Qui consulte le dictionnaire découvre que 'palimpseste', vocable d'un abord peu avenant et même épineux, désigne tout simplement une bonne vieille technique de récup' pratiquée depuis la plus haute antiquité. Mais qui chemine dans ce Salon s'aperçoit que le palimpseste a peut-être droit à davantage de considération.
Il est clair que souvent (le nombre important de candidatures cette année en témoigne) l'idée de palimpseste rencontre des pratiques déjà familières, fait vibrer des cordes toutes prêtes à résonner, met les mains et les imaginations en mouvement.
Que voit-on en effet sur ces cimaises ? Des couches de couleur, des strates et des blocs superposés, des matières obtenues par recouvrements successifs, des surimpressions picturales ou photographiques, des papiers collés qui se pressent et se chevauchent, des transparences flirtant avec des opacités : des coulées enchevêtrées, des graffitis entassés, des voiles, des écrans, des surfaces trouées, égratignées, griffées, balafrées qui laissent apercevoir des fonds qui laissent apercevoir d'autres fonds... Ces œuvres ont tendance à incarner tout naturellement le palimpseste. Parfaite image mimétique d'un palimpseste en 3D : la colonne Morris en volume.
Mais ces travaux sont aussi des réflexions, des rêveries sur le palimpseste. Le plaisir des yeux est moyen d'évoquer bien des 'choses de la vie', en images poétiques, volontiers polyvalentes : l'eau par exemple, belle image de palimpseste, pour l'évanescence de ses reflets, de son action d'effacement ou de sa transparence, qui superpose fond et surface.
Le palimpseste temporel est un pôle majeur. Le moment passé, recouvert par le moment suivant, s'efface de la réalité ou de la mémoire, comme les traces laissées sur le sable de la plage disparaissent sous la vague ou sous les empreintes nouvelles. Sous le papier, l'esquisse disparait sous le dessin... à moins de considérer que l'ébauche disparue informe encore le travail définitif. De même, une œuvre peut rendre hommage à celle qui l'a précédée et fécondée. Les ruines et les fantômes sont des traces ténues, des rémanences du passé comme une cicatrice en est l'incorporation irréfutable et douloureuse. Dans le cerveau humain, les mystérieux circuits de la mémoire raniment les instants révolus. Une Crucification, une Cène, des fresques du moyen Age sont à découvrir comme appartenant à notre actualité quotidienne. Les temps les plus reculés, préhistoire, protohistoire amérindienne, aussi bien que ceux de la déclaration des droits de l'homme ou de la guerre de 14, sont de même étoffe que le présent actuel.
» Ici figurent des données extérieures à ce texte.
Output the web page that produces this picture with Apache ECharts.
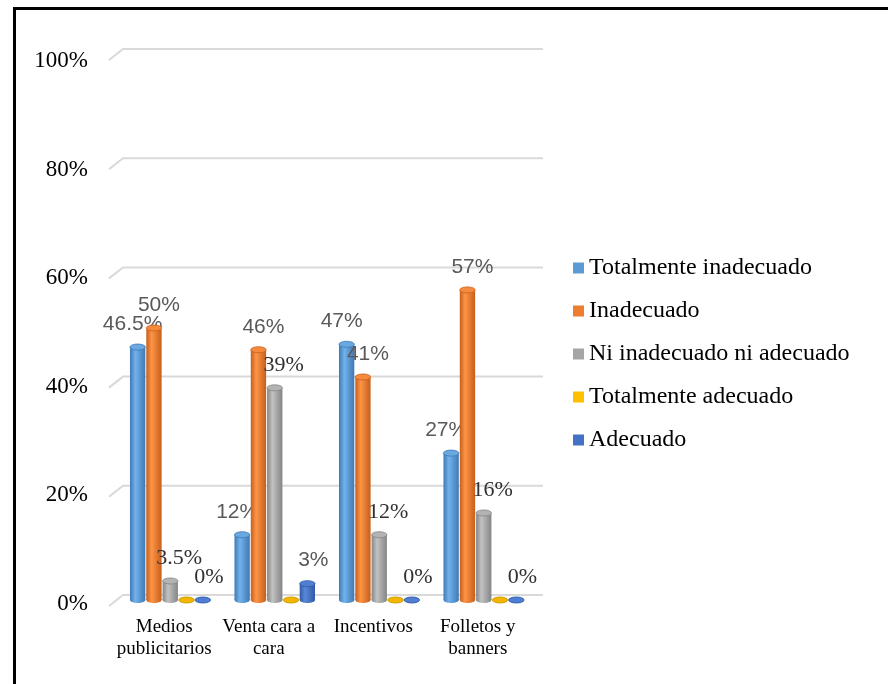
<!DOCTYPE html>
<html>
<head>
<meta charset="utf-8">
<script src="https://cdn.jsdelivr.net/npm/echarts@6/dist/echarts.min.js"></script>
<style>
  html, body { margin: 0; padding: 0; background: #fff; }
  #chart { width: 888px; height: 684px; }
  #frame { position: absolute; left: 13px; top: 7px; right: 0; bottom: 0;
           border-top: 3px solid #000; border-left: 3px solid #000; pointer-events: none; }
</style>
</head>
<body>
<div id="chart"></div>
<div id="frame"></div>
<script>
// Categories (line breaks as they wrap under the axis)
const categories = ['Medios\npublicitarios', 'Venta cara a\ncara', 'Incentivos', 'Folletos y\nbanners'];

// Series names
const seriesNames = [
  'Totalmente inadecuado',
  'Inadecuado',
  'Ni inadecuado ni adecuado',
  'Totalmente adecuado',
  'Adecuado'
];

// Values in percent, one array per series
const totalmenteInadecuado   = [46.5, 12, 47, 27];
const inadecuado             = [50, 46, 41, 57];
const niInadecuadoNiAdecuado = [3.5, 39, 12, 16];
const totalmenteAdecuado     = [0, 0, 0, 0];
const adecuado               = [0, 3, 0, 0];

// Y-axis ticks
const yTicks = [0, 20, 40, 60, 80, 100];

const seriesValues = [totalmenteInadecuado, inadecuado, niInadecuadoNiAdecuado, totalmenteAdecuado, adecuado];

const SANS = 'Liberation Sans';
const SERIF = 'Liberation Serif';

// Cylinder shading and label styling for each series
const palettes = [
  { base: '#5B9BD5', dark: '#3f79b3', light: '#72b2ec', top: '#6aa8e2',
    label: { dx: -5, family: SANS, size: 21, color: '#595959' } },
  { base: '#ED7D31', dark: '#c55f1c', light: '#ff9445', top: '#f58a3d',
    label: { dx: 5, family: SANS, size: 21, color: '#595959' } },
  { base: '#A5A5A5', dark: '#858585', light: '#c2c2c2', top: '#b3b3b3',
    label: { dx: 9, family: SERIF, size: 22, color: '#303030' } },
  { base: '#FFC000', dark: '#c99700', light: '#ffd035', top: '#f2b600',
    label: null },
  { base: '#4472C4', dark: '#2f5aa3', light: '#5a88da', top: '#4f7ed2',
    label: { dx: 6, family: SANS, size: 21, color: '#595959', zeroFamily: SERIF, zeroSize: 22, zeroColor: '#303030' } }
];

function barSeries(idx) {
  const pal = palettes[idx];
  return {
    type: 'custom',
    name: seriesNames[idx],
    xAxisIndex: 2,
    yAxisIndex: 2,
    itemStyle: { color: pal.base },
    data: seriesValues[idx].map((v, i) => [i, v]),
    encode: { x: 0, y: 1 },
    renderItem(params, api) {
      const ci = api.value(0);
      const v = api.value(1);
      const base = api.coord([ci, 0]);
      const top = api.coord([ci, v]);
      const band = api.size([1, 0])[0];
      const pitch = band * 0.156;
      const w = pitch * 0.94;
      const cx = base[0] + (idx - 2) * pitch;
      const ry = 3;
      const grad = {
        type: 'linear', x: 0, y: 0, x2: 1, y2: 0,
        colorStops: [
          { offset: 0, color: pal.dark },
          { offset: 0.35, color: pal.light },
          { offset: 1, color: pal.dark }
        ]
      };
      const children = [
        { type: 'ellipse', shape: { cx: cx, cy: base[1], rx: w / 2, ry: ry }, style: { fill: grad } },
        { type: 'rect', shape: { x: cx - w / 2, y: top[1], width: w, height: base[1] - top[1] }, style: { fill: grad } },
        { type: 'ellipse', shape: { cx: cx, cy: top[1], rx: w / 2, ry: ry },
          style: { fill: pal.top, stroke: pal.dark, lineWidth: 0.8 } }
      ];
      const lab = pal.label;
      if (lab) {
        const zero = v === 0 && lab.zeroFamily;
        children.push({
          type: 'text',
          style: {
            text: v + '%',
            x: cx + lab.dx,
            y: top[1] - 23,
            align: 'center',
            verticalAlign: 'middle',
            fontFamily: zero ? lab.zeroFamily : lab.family,
            fontSize: zero ? lab.zeroSize : lab.size,
            fill: zero ? lab.zeroColor : lab.color
          }
        });
      }
      return { type: 'group', children: children };
    }
  };
}

// Back-wall gridlines with their short floor-edge diagonals
const gridSeries = {
  type: 'custom',
  xAxisIndex: 0,
  yAxisIndex: 0,
  silent: true,
  data: yTicks.map(v => [0, v]),
  renderItem(params, api) {
    const v = api.value(1);
    const p = api.coord([0, v]);
    const q = api.coord([1, v]);
    return {
      type: 'polyline',
      shape: { points: [[p[0] - 14, p[1] + 11], p, q] },
      style: { stroke: '#d9d9d9', lineWidth: 2, fill: null }
    };
  }
};

const chart = echarts.init(document.getElementById('chart'), null, { renderer: 'canvas' });
chart.setOption({
  animation: false,
  backgroundColor: '#ffffff',
  grid: [
    { left: 123, right: 345, top: 49, bottom: 89 },   // back wall
    { left: 112, right: 358, top: 61, bottom: 80 },   // axis labels
    { left: 118, right: 352, top: 56, bottom: 84 }    // bars
  ],
  xAxis: [
    { gridIndex: 0, type: 'value', min: 0, max: 1, show: false },
    { gridIndex: 1, type: 'category', data: categories,
      axisLine: { show: false }, axisTick: { show: false }, splitLine: { show: false },
      axisLabel: { interval: 0, margin: 12, fontFamily: SERIF, fontSize: 19, lineHeight: 22, color: '#000' } },
    { gridIndex: 2, type: 'category', data: categories, show: false }
  ],
  yAxis: [
    { gridIndex: 0, type: 'value', min: 0, max: 100, show: false },
    { gridIndex: 1, type: 'value', min: 0, max: 100, interval: 20,
      axisLine: { show: false }, axisTick: { show: false }, splitLine: { show: false },
      axisLabel: { formatter: '{value}%', margin: 24, fontFamily: SERIF, fontSize: 23, color: '#000' } },
    { gridIndex: 2, type: 'value', min: 0, max: 100, show: false }
  ],
  legend: {
    orient: 'vertical',
    left: 573,
    top: 256,
    padding: 0,
    icon: 'rect',
    itemWidth: 11,
    itemHeight: 11,
    itemGap: 19,
    data: seriesNames,
    textStyle: { fontFamily: SERIF, fontSize: 24, lineHeight: 22, color: '#000' }
  },
  series: [gridSeries].concat(seriesNames.map((_, i) => barSeries(i)))
});
</script>
</body>
</html>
L'idée de réversibilité fonctionne à plein : même les strates géologiques sont réversibles ! Autres images du temps, le nid, le cocoon, l'œuf, qui proposent un palimpseste superposant cette fois le présent et le futur.
Dans certaines œuvres règne la démultiplication d'éléments identiques dans le même espace plan : sortes de palimpsestes horizontaux ou la réitération est l'équivalent de la substitution. Quand il s'agit de fleurs ou de plantes, cette profusion est perçue tantôt comme édénique, tantôt comme dangereusement proliférante. La réduplication des êtres vivants est plus ambiguë : quand ils vont par trois ou davantage, sont-ils interchangeable, dépersonnalisés ? Ou au contraire, comme 'imprimés' avec force dans le réel ? Les myriades d'habitation accumulées jusqu'au vertige en morceaux de papier infinitésimaux nous proposent une version étouffante de la coexistence des vies. De même la cité juxtapose en masse les existences isolées. Ailleurs, un autrui innombrable nous cerne et nous impose par la voix des médias les bad news qui nous terrifient. Mais à l'opposé la jonction de deux corps amoureux crée un palimpseste érotique dans un climat de conte ou de poésie.
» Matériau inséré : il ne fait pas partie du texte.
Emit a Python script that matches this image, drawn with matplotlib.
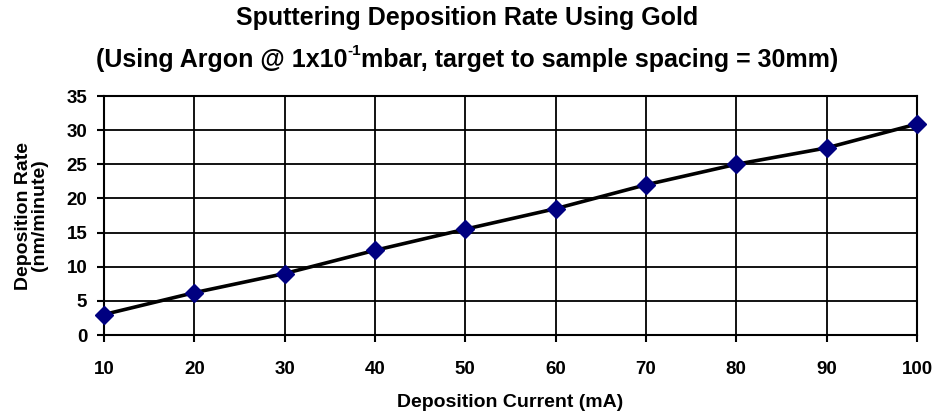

Vu sous l'angle le plus large, le thème favorise une vision riche et paradoxale de l'existence. La vie toute entière est 'palimpseste perpétuel' : tension entre des éléments indissociables mais distincts, voire opposés. Ces caractères d'écriture, ces signes qui sollicitent la compréhension du visiteur, la lui refusent dans un même mouvement, et le laissent dans l'incertitude ; l'éphémère et le solide se disputent le monde visible ; le vrai et le faux moi prennent le pouvoir tour à tour ; nous cheminons entre la réalité et l'illusion qui vient la parer de ses bulles chatoyantes ; les empreintes sont les traces d'une présence aussi bien que le signe d'une absence : elles situent les vivants dans un entre-deux précaire fait de consistance et d'inconsistance, de mémoire et d'oubli. A partir du thème, les œuvres exposées dans ce Salon font éprouver ces vérités au visiteur, tout en lui ménageant de multiples et intenses jouissances plastiques.